Una confesión siempre actual: 'Señor mío y Dios mío'

North Texas Catholic
(5 de abril de 2023) Fe-Y-Catequesis

Todos hemos visto dibujos animados o comedias donde el padre de familia se ha quedado dormido durante un sermón en la iglesia y, al ser despertado con un codazo, se sienta y pregunta "¿qué?" y trata de reorientarse.

Si el personaje es Homero Simpson, entonces dicha situación podría incluso incluir un poco de baba.

Cuando las recomendaciones del Concilio Vaticano II comenzaron a ponerse en práctica en las parroquias de todo el mundo, la transición a veces desconcertaba un poco a la gente.
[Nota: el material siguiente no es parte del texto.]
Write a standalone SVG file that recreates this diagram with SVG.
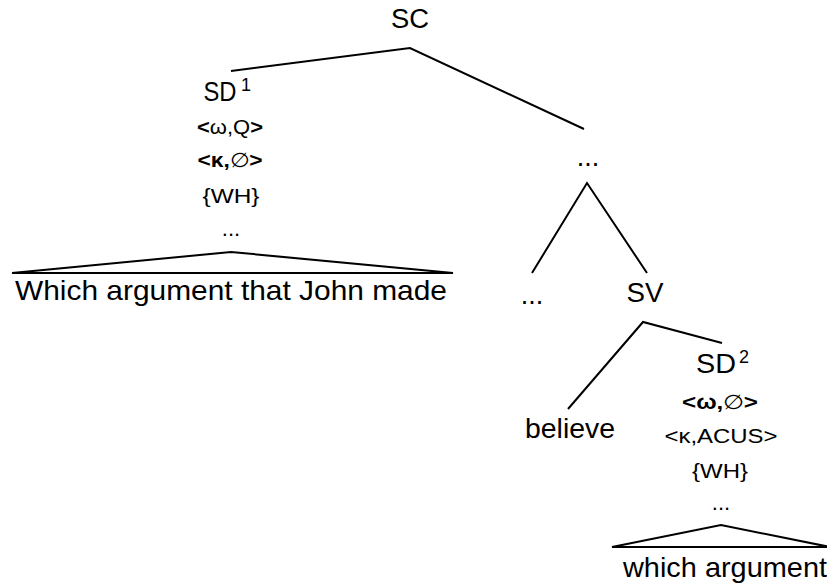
<svg xmlns="http://www.w3.org/2000/svg" width="827" height="584" viewBox="0 0 827 584">
<style>
text{font-family:"Liberation Sans",Arial,sans-serif;fill:#000;text-anchor:middle}
.cat{font-size:27px}
.sup{font-size:18px;text-anchor:start}
.feat{font-size:20px}
.big{font-size:28px}
.dots{font-size:22px}
.b{font-weight:bold}
.edge{stroke:#000;stroke-width:2;fill:none}
</style>
<rect width="827" height="584" fill="#fff"/>
<g id="connectors">
<polyline class="edge" points="231,71 410,48 584,129"/>
<polyline class="edge" points="532,273 587,183 647,273"/>
<polyline class="edge" points="568,409 643,322 722,343"/>
<path class="edge" d="M12,273 L231,252 L453,273 Z"/>
<path class="edge" d="M612,547 L721,525 L830,547 Z"/>
</g>
<g id="SC"><text class="cat" x="410" y="28" textLength="38" lengthAdjust="spacingAndGlyphs">SC</text></g>
<g id="SD1">
<text class="cat" x="220" y="101" textLength="33" lengthAdjust="spacingAndGlyphs">SD</text>
<text class="sup" x="241" y="91">1</text>
<text class="feat" x="230" y="134" textLength="66" lengthAdjust="spacingAndGlyphs"><tspan class="b">&lt;</tspan>ω,Q<tspan class="b">&gt;</tspan></text>
<text class="feat" x="230" y="167" textLength="65" lengthAdjust="spacingAndGlyphs"><tspan class="b">&lt;κ,</tspan>∅<tspan class="b">&gt;</tspan></text>
<text class="feat" x="231" y="203" textLength="57" lengthAdjust="spacingAndGlyphs">{WH}</text>
<text class="dots" x="231" y="236">...</text>
</g>
<g id="phrase1"><text class="big" x="231" y="300" textLength="432" lengthAdjust="spacingAndGlyphs">Which argument that John made</text></g>
<g id="mid"><text class="cat" x="588" y="166">...</text></g>
<g id="left-dots"><text class="cat" x="532" y="304">...</text></g>
<g id="SV"><text class="cat" x="645" y="302" textLength="37" lengthAdjust="spacingAndGlyphs">SV</text></g>
<g id="believe"><text class="big" x="570" y="438" textLength="90" lengthAdjust="spacingAndGlyphs">believe</text></g>
<g id="SD2">
<text class="cat" x="716" y="373" textLength="40" lengthAdjust="spacingAndGlyphs">SD</text>
<text class="sup" x="739" y="363">2</text>
<text class="feat" x="720" y="409" textLength="76" lengthAdjust="spacingAndGlyphs"><tspan class="b">&lt;ω,</tspan>∅<tspan class="b">&gt;</tspan></text>
<text class="feat" x="721" y="443" textLength="113" lengthAdjust="spacingAndGlyphs">&lt;κ,ACUS&gt;</text>
<text class="feat" x="720" y="478" textLength="56" lengthAdjust="spacingAndGlyphs">{WH}</text>
<text class="dots" x="721" y="510">...</text>
</g>
<g id="phrase2"><text class="big" x="725" y="577" textLength="204" lengthAdjust="spacingAndGlyphs">which argument</text></g>
</svg>
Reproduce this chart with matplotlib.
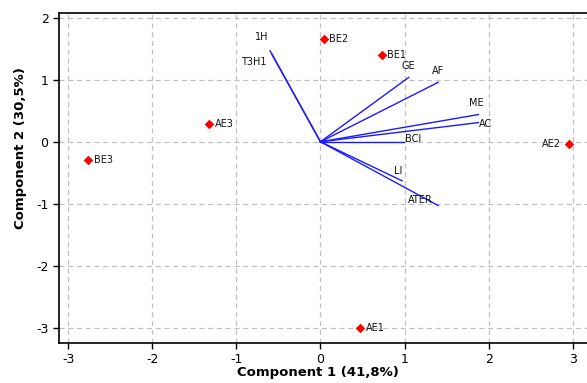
import matplotlib
matplotlib.use("Agg")
import matplotlib.pyplot as plt

plt.rcParams["axes.unicode_minus"] = False

# Scores (samples)
sample_names = ["BE2", "BE1", "AE3", "BE3", "AE2", "AE1"]
sample_x = [0.04, 0.73, -1.32, -2.76, 2.96, 0.47]
sample_y = [1.66, 1.40, 0.285, -0.30, -0.03, -3.00]

# Loadings (variables)
var_names = ["1H", "T3H1", "GE", "AF", "ME", "AC", "BCI", "LI", "ATER"]
var_x = [-0.60, -0.58, 1.05, 1.40, 1.88, 1.88, 0.99, 0.97, 1.40]
var_y = [1.47, 1.42, 1.04, 0.96, 0.44, 0.31, 0.00, -0.63, -1.03]

x_ticks = [-3, -2, -1, 0, 1, 2, 3]
y_ticks = [-3, -2, -1, 0, 1, 2]

W, H = 587, 383
fig = plt.figure(figsize=(W / 100, H / 100), dpi=100)
ax = fig.add_axes([59 / W, (H - 343) / H, (592 - 59) / W, (343 - 13) / H])

ax.set_xlim(-3.11, 3.23)
ax.set_ylim(-3.25, 2.08)
ax.set_xticks(x_ticks)
ax.set_yticks(y_ticks)
ax.grid(True, linestyle=(0, (4, 3)), color="#c0c0c0", linewidth=0.9)
ax.set_axisbelow(True)
for s in ax.spines.values():
    s.set_linewidth(1.2)
    s.set_color("black")
ax.tick_params(direction="out", length=4, width=1, labelsize=9, colors="black")

# variable vectors
var_offsets = {
    "1H": (-6, 10, "center"),
    "T3H1": (-4, -6, "right"),
    "GE": (0, 8, "center"),
    "AF": (0, 8, "center"),
    "ME": (4, 8, "right"),
    "AC": (0, -1, "left"),
    "BCI": (1, 2, "left"),
    "LI": (-3, 7, "center"),
    "ATER": (-22, 4, "left"),
}
for n, vx, vy in zip(var_names, var_x, var_y):
    ax.plot([0, vx], [0, vy], color="#1a1aff", linewidth=1.0, zorder=3)
    dx, dy, ha = var_offsets[n]
    ax.annotate(n, (vx, vy), xytext=(dx, dy), textcoords="offset points",
                ha=ha, va="center", fontsize=7, color="#111111", zorder=4)

# sample points
ax.scatter(sample_x, sample_y, marker="D", s=24, color="#ff0000", zorder=5, linewidths=0)
for n, sx, sy in zip(sample_names, sample_x, sample_y):
    if n == "AE2":
        ax.annotate(n, (sx, sy), xytext=(-6, 0), textcoords="offset points",
                    ha="right", va="center", fontsize=7, color="#111111", zorder=6)
    else:
        ax.annotate(n, (sx, sy), xytext=(4, 0), textcoords="offset points",
                    ha="left", va="center", fontsize=7, color="#111111", zorder=6)

ax.set_xlabel("Component 1 (41,8%)", fontsize=9.5, fontweight="bold")
ax.set_ylabel("Component 2 (30,5%)", fontsize=9.5, fontweight="bold")
ax.xaxis.set_label_coords((318 - 59) / (592 - 59), -(366 - 343) / 330)
ax.yaxis.set_label_coords(-(59 - 27) / (592 - 59), (343 - 148) / 330)

fig.savefig("out.png", dpi=100)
Ya no podíamos asistir a Misa y estar con la boca abierta y con la mente divagando. Había muchas cosas nuevas en la traducción, y si cometíamos un error, lo haríamos en frente de toda la asamblea, así que "despierta, oh tú que duermes" era la orden del día.
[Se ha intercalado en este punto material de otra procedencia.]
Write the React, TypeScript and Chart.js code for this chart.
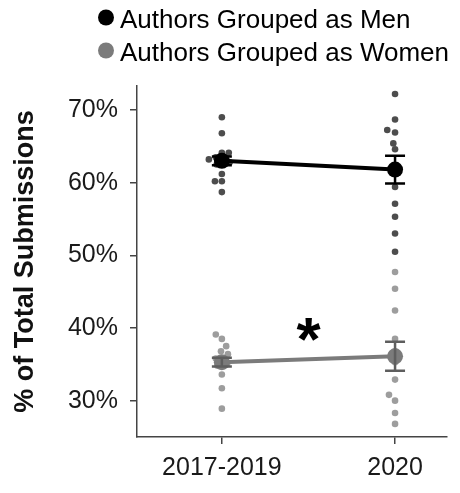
import { useEffect, useRef } from "react";
import { Chart, registerables } from "chart.js";

Chart.register(...registerables);

const categories = ["2017-2019", "2020"];
const yTickValues = [30, 40, 50, 60, 70];
const seriesNames = ["Authors Grouped as Men", "Authors Grouped as Women"];

const menMeans = [63.0, 61.8];
const menErrors = [0.6, 1.9];
const womenMeans = [35.3, 36.1];
const womenErrors = [0.6, 2.0];

// individual submissions (value, small horizontal jitter in category units)
const men1719 = [69.0, 66.8, 64.1, 64.1, 63.2, 63.5, 62.8, 62.5, 63.0, 61.2, 60.2, 60.2, 58.7];
const men1719Jitter = [0, 0, 0, 0.04, -0.075, -0.035, 0.045, -0.03, 0.025, 0, -0.04, 0, 0];
const men2020 = [72.2, 68.7, 67.25, 66.9, 65.4, 64.6, 61.5, 59.4, 57.1, 55.3, 53.0, 50.5];
const men2020Jitter = [0, 0, -0.045, 0, -0.01, 0, 0, 0, 0, 0, 0, 0];
const women1719 = [39.1, 38.5, 37.5, 36.8, 36.4, 35.8, 35.0, 34.8, 33.6, 31.7, 28.9];
const women1719Jitter = [-0.035, 0, 0.025, -0.005, 0.035, -0.035, 0.03, -0.025, 0, 0, 0];
const women2020 = [47.7, 45.4, 42.4, 38.5, 36.8, 35.3, 32.9, 30.8, 30.0, 28.3, 26.8];
const women2020Jitter = [0, 0, 0, 0, 0, 0, 0, -0.035, 0, 0, 0];

const significanceX = 0.5;
const significanceY = 39.8;

const FONT = "'Liberation Sans', Arial, Helvetica, sans-serif";
const MEN_DOT = "#4d4d4d";
const WOMEN_DOT = "#9d9d9d";
const MEN_MEAN = "#000000";
const WOMEN_MEAN = "#7b7b7b";
const WOMEN_BAR = "#5e5e5e";

function points(values: number[], jitter: number[], cat: number) {
  return values.map((v, i) => ({ x: cat + jitter[i], y: v }));
}

const errorBarPlugin = {
  id: "errorBars",
  afterDatasetsDraw(chart: any) {
    const { ctx, scales } = chart;
    const xs = scales.x;
    const ys = scales.y;
    const groups = [
      { means: menMeans, errs: menErrors, color: MEN_MEAN },
      { means: womenMeans, errs: womenErrors, color: WOMEN_BAR },
    ];
    ctx.save();
    groups.forEach((g) => {
      ctx.strokeStyle = g.color;
      ctx.lineWidth = 2.5;
      g.means.forEach((m, i) => {
        const x = xs.getPixelForValue(i);
        const top = ys.getPixelForValue(m + g.errs[i]);
        const bot = ys.getPixelForValue(m - g.errs[i]);
        ctx.beginPath();
        ctx.moveTo(x, top);
        ctx.lineTo(x, bot);
        ctx.moveTo(x - 10, top);
        ctx.lineTo(x + 10, top);
        ctx.moveTo(x - 10, bot);
        ctx.lineTo(x + 10, bot);
        ctx.stroke();
      });
    });
    // significance marker
    ctx.fillStyle = "#000";
    ctx.font = `bold 62px ${FONT}`;
    ctx.textAlign = "center";
    ctx.textBaseline = "alphabetic";
    const m = ctx.measureText("*");
    const cx = xs.getPixelForValue(significanceX);
    const cy = ys.getPixelForValue(significanceY);
    const base = cy + (m.actualBoundingBoxAscent - m.actualBoundingBoxDescent) / 2;
    ctx.fillText("*", cx, base);
    ctx.restore();
  },
};

const legendPlugin = {
  id: "customLegend",
  afterDraw(chart: any) {
    const { ctx } = chart;
    const colors = [MEN_MEAN, WOMEN_MEAN];
    ctx.save();
    seriesNames.forEach((name, i) => {
      const baseY = 27.5 + i * 33;
      ctx.fillStyle = colors[i];
      ctx.beginPath();
      ctx.arc(106, baseY - 10, 8, 0, Math.PI * 2);
      ctx.fill();
      ctx.fillStyle = "#000";
      ctx.font = `26px ${FONT}`;
      ctx.textAlign = "left";
      ctx.textBaseline = "alphabetic";
      ctx.fillText(name, 120, baseY);
    });
    ctx.restore();
  },
};

export default function App() {
  const ref = useRef<HTMLCanvasElement | null>(null);

  useEffect(() => {
    if (!ref.current) return;
    const chart = new Chart(ref.current, {
      type: "scatter",
      data: {
        datasets: [
          {
            type: "line",
            label: seriesNames[0],
            data: menMeans.map((m, i) => ({ x: i, y: m })),
            borderColor: MEN_MEAN,
            backgroundColor: MEN_MEAN,
            borderWidth: 4,
            pointRadius: 8,
            pointBackgroundColor: MEN_MEAN,
            pointBorderWidth: 0,
          } as any,
          {
            type: "line",
            label: seriesNames[1],
            data: womenMeans.map((m, i) => ({ x: i, y: m })),
            borderColor: WOMEN_MEAN,
            backgroundColor: WOMEN_MEAN,
            borderWidth: 4,
            pointRadius: 8,
            pointBackgroundColor: WOMEN_MEAN,
            pointBorderWidth: 0,
          } as any,
          {
            label: "men points",
            data: [...points(men1719, men1719Jitter, 0), ...points(men2020, men2020Jitter, 1)],
            backgroundColor: MEN_DOT,
            borderWidth: 0,
            pointRadius: 3.3,
          },
          {
            label: "women points",
            data: [...points(women1719, women1719Jitter, 0), ...points(women2020, women2020Jitter, 1)],
            backgroundColor: WOMEN_DOT,
            borderWidth: 0,
            pointRadius: 3.3,
          },
        ],
      },
      options: {
        animation: false,
        responsive: false,
        maintainAspectRatio: false,
        layout: { padding: { top: 86, right: 13, left: 0, bottom: 0 } },
        plugins: {
          legend: { display: false },
          tooltip: { enabled: false },
        },
        scales: {
          x: {
            type: "linear",
            min: -0.49,
            max: 1.3,
            afterBuildTicks: (scale: any) => {
              scale.ticks = categories.map((_, i) => ({ value: i }));
            },
            afterFit: (scale: any) => {
              scale.height = 56;
            },
            ticks: {
              callback: (v: any) => categories[v] ?? "",
              font: { family: FONT, size: 25 },
              color: "#1a1a1a",
              padding: 9,
              maxRotation: 0,
              autoSkip: false,
            },
            grid: { drawOnChartArea: false, drawTicks: true, tickLength: 7, color: "#444", lineWidth: 1.5 },
            border: { display: true, color: "#444", width: 1.5 },
          },
          y: {
            type: "linear",
            min: 25,
            max: 73.3,
            afterBuildTicks: (scale: any) => {
              scale.ticks = yTickValues.map((v) => ({ value: v }));
            },
            afterFit: (scale: any) => {
              scale.width = 137;
            },
            ticks: {
              callback: (v: any) => `${v}%`,
              font: { family: FONT, size: 25 },
              color: "#1a1a1a",
              padding: 12,
            },
            grid: { drawOnChartArea: false, drawTicks: true, tickLength: 7, color: "#444", lineWidth: 1.5 },
            border: { display: true, color: "#444", width: 1.5 },
            title: {
              display: true,
              text: "% of Total Submissions",
              font: { family: FONT, size: 27, weight: "bold" },
              color: "#111",
              padding: { top: 9, bottom: 0 },
            },
          },
        },
      },
      plugins: [errorBarPlugin, legendPlugin],
    });
    return () => chart.destroy();
  }, []);

  return (
    <div style={{ position: "absolute", left: 0, top: 0, width: 460, height: 493, background: "#fff" }}>
      <canvas ref={ref} width={460} height={493} style={{ width: 460, height: 493 }} />
    </div>
  );
}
El cambio hace eso. Nos saca de nuestras zonas de confort, nos hace sentarnos, prestar atención, y orientarnos para que no nos perdamos.

Por supuesto, el cambio nunca es objetivamente bueno o malo; es algo subjetivo. Sin embargo, cuando estamos en medio del cambio, tendemos a aferrarnos a lo que es familiar, a lo que es amado. Para mí, el momento de la consagración ha sido siempre algo incambiable -- el momento extraordinario cuando el velo entre el cielo y la tierra se vuelve más delgado y Cristo Jesús se hace presente bajo la apariencia del pan y el vino.
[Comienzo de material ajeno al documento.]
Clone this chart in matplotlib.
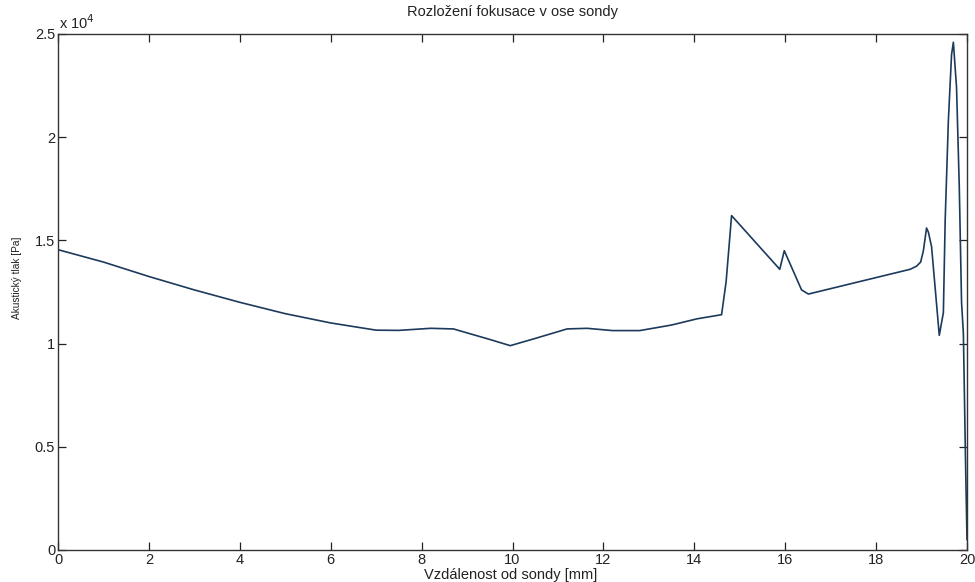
import matplotlib
matplotlib.use("Agg")
import matplotlib.pyplot as plt
from matplotlib.ticker import FuncFormatter

# distance from probe [mm] and acoustic pressure [Pa]
dist = [0, 0.5, 1, 2, 3, 4, 5, 6, 7, 7.5, 8.2, 8.7, 9.5, 9.95, 10.5, 11.2,
        11.64, 12.2, 12.8, 13.5, 14.06, 14.6, 14.7, 14.82, 15.88, 15.98,
        16.36, 16.51, 18.75, 18.89, 18.98, 19.04, 19.11, 19.15, 19.22, 19.39,
        19.48, 19.52, 19.59, 19.66, 19.70, 19.77, 19.83, 19.88, 19.92, 19.97, 20.0]
pressure = [14550, 14250, 13950, 13250, 12600, 12000, 11450, 11000, 10650, 10640,
            10740, 10710, 10200, 9900, 10250, 10710, 10740, 10630, 10630, 10900,
            11200, 11400, 13000, 16200, 13600, 14500, 12600, 12400, 13600, 13750,
            13950, 14500, 15600, 15400, 14700, 10400, 11500, 16000, 20800, 24000,
            24600, 22400, 17600, 12000, 10500, 4000, 500]

xticks = [0, 2, 4, 6, 8, 10, 12, 14, 16, 18, 20]
yticks = [0, 5000, 10000, 15000, 20000, 25000]

plt.rcParams['font.family'] = ['Liberation Sans', 'DejaVu Sans']
txt = '#222222'

fig = plt.figure(figsize=(9.75, 5.82), dpi=100)
ax = fig.add_axes([0.0595, 0.055, 0.9323, 0.8866])

ax.plot(dist, pressure, color='#1c3a5c', lw=1.2)

ax.set_xlim(0, 20)
ax.set_ylim(0, 25000)
ax.set_xticks(xticks)
ax.set_yticks(yticks)
ax.yaxis.set_major_formatter(FuncFormatter(lambda v, p: '%g' % (v / 1e4)))
ax.tick_params(direction='in', top=True, right=True, length=6, width=0.9,
               labelsize=10.5, pad=2, colors=txt)
for s in ax.spines.values():
    s.set_color('#333333')
    s.set_linewidth(1.0)

ax.text(0.001, 1.004, r'x 10$^4$', transform=ax.transAxes, fontsize=10.5,
        ha='left', va='bottom', color=txt)
ax.set_title('Rozložení fokusace v ose sondy', fontsize=10.5, pad=13, color=txt)
fig.text(511 / 975, 1 - 575 / 582, 'Vzdálenost od sondy [mm]', fontsize=10.5,
         ha='center', va='center', color=txt)
fig.text(17 / 975, 1 - 278 / 582, 'Akustický tlak [Pa]', fontsize=7.3,
         ha='center', va='center', rotation=90, color=txt)

fig.savefig('out.png', dpi=100)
La consagración no ha cambiado y para muchos de nosotros tampoco ha cambiado nuestra respuesta a la Hostia brillante de la realidad absoluta. En el momento de la elevación, siempre vienen las palabras: "Señor mío y Dios mío".

En Misa, mi familia siempre se sentaba adelante, a la izquierdo del pasillo central. Desde ese lugar, tenía una vista completa del altar. En ese momento, los cambios litúrgicos del Concilio Vaticano II recién comenzaban a implementarse, y el sacerdote todavía miraba hacia el Este. Algunas de las oraciones estaban en la lengua vernácula, y las campanas de consagración todavía sonaban. Mientras lo hacían, yo hacía esa maravillosa confesión que mi madre me había enseñado, mis susurros se elevaban junto con mis ojos atónitos: "¡Señor mío y Dios mío!"

Fue una semana después de la Resurrección -- en la Octava de Pascua -- cuando esas palabras fueron pronunciadas por primera vez. Jesús se apareció en medio de sus amigos más cercanos, y esta vez, Tomás, el gemelo que había dudado anteriormente, estaba con ellos. Cuando se dio cuenta de que Jesús estaba realmente vivo y maravillosamente en su humanidad, Tomás cayó de rodillas y exclamó esas palabras. Habiendo puesto sus dedos en las llagas de los clavos, y su mano en la herida del costado de Jesús, el que dudaba ya no dudaba, sino que creía.

Es una tradición venerable repetir esta confesión cuando contemplamos la Hostia consagrada, como una forma de testimoniar nuestra creencia en esas cosas invisibles, pero no obstante reales. Jesús no estaba bromeando cuando dijo: "Yo estaré con vosotros todos los días, hasta el fin de los tiempos", y ciertamente puede estar con nosotros en todos y cada uno de los momentos, pero especialmente de la manera más tangible y maravillosa: en el Santísimo Sacramento del altar.

Somos un pueblo bendecido por poder encontrar la presencia física de Cristo en casi todos los pueblos y zonas horarias, listo para recibirnos si estamos haciendo una visita.

El obispo Robert Reed es obispo auxiliar de la Arquidiócesis de Boston, párroco de las parroquias de St. Patrick/Sacred Heart en Watertown, y presidente de la red CatholicTV.